In the larger context of this section’s interest in the nexus between “scripture and theology” and social and cultural systems of meaning and legitimation, this paper takes up Christopher Watkin’s invitation at ETS 2023 to biblical interpreters (and others) to contribute to biblical critical theory.
It begins by arguing that prophetic critique of Israelite and non-Israelite groups not only condemns specific, isolated moral failures as sin, but ultimately exposes networks of ideas that one might call ideologies (Sypnowich 2019) characterized by idolatrous hubris.
It goes on to analyze the ontological, theological, anthropological, and teleological beliefs and values that support these ideologies and to describe how they come to concrete expression in geopolitical and military projects aimed at moving the world toward a self-determined telos (Xekelaki 2021; Liverani 2017; Wiesehöfer 2009). The paper draws attention to fundamental similarities between the critiques of different “nations” and argues such critiques consistently target not the entire empirical population (e.g., all Babylonians) but more specifically those who promote the ideology and its realization (Kim 2020, cf.

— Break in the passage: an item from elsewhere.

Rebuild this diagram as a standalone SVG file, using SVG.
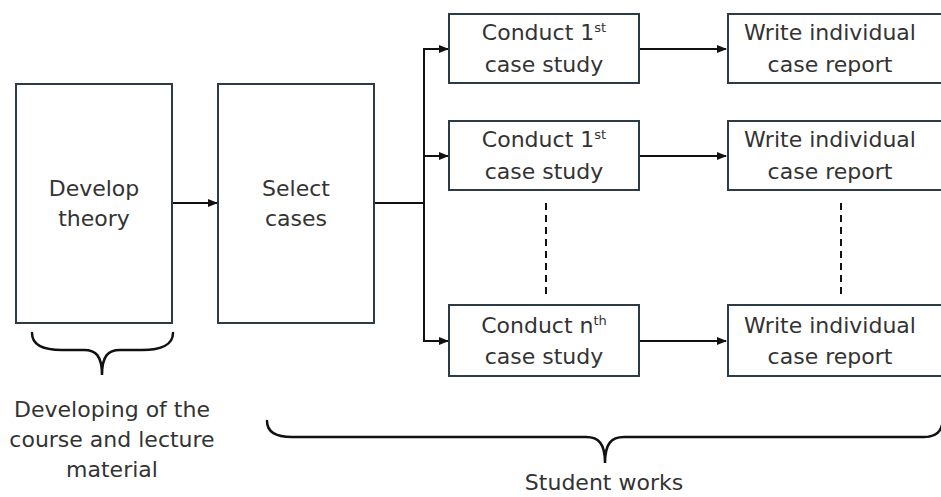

Augustine, City of God, 19.24, and Weithman 2006).
Coupling this supra-political dimension of the prophets’ ideological critiques with the biblical paradigm of progressive fulfillment (Watkin 2022: 301), the paper then examines the oracles of Ezekiel 26-28 and transposes their critique of materialism (as a vice and as a metaphysic, Desmond 2013), epistemological autonomy, and self-idolatrous pride to contemporary cultural trends that have unmistakable significance for Christian anthropology and teleology in particular (Barba-Kay 2023; Bauckham 2007; Pfau 2023; Webster 2000). It concludes by complementing this deconstructive dimension of Ezekiel’s message with the book’s constructive presentation of God’s promise to bring creation to its telos as his Spirit radically renews and transforms individuals who subsequently reject the “false imaginations of the world” and pursue the ultimate Good (O’Donovan 2014).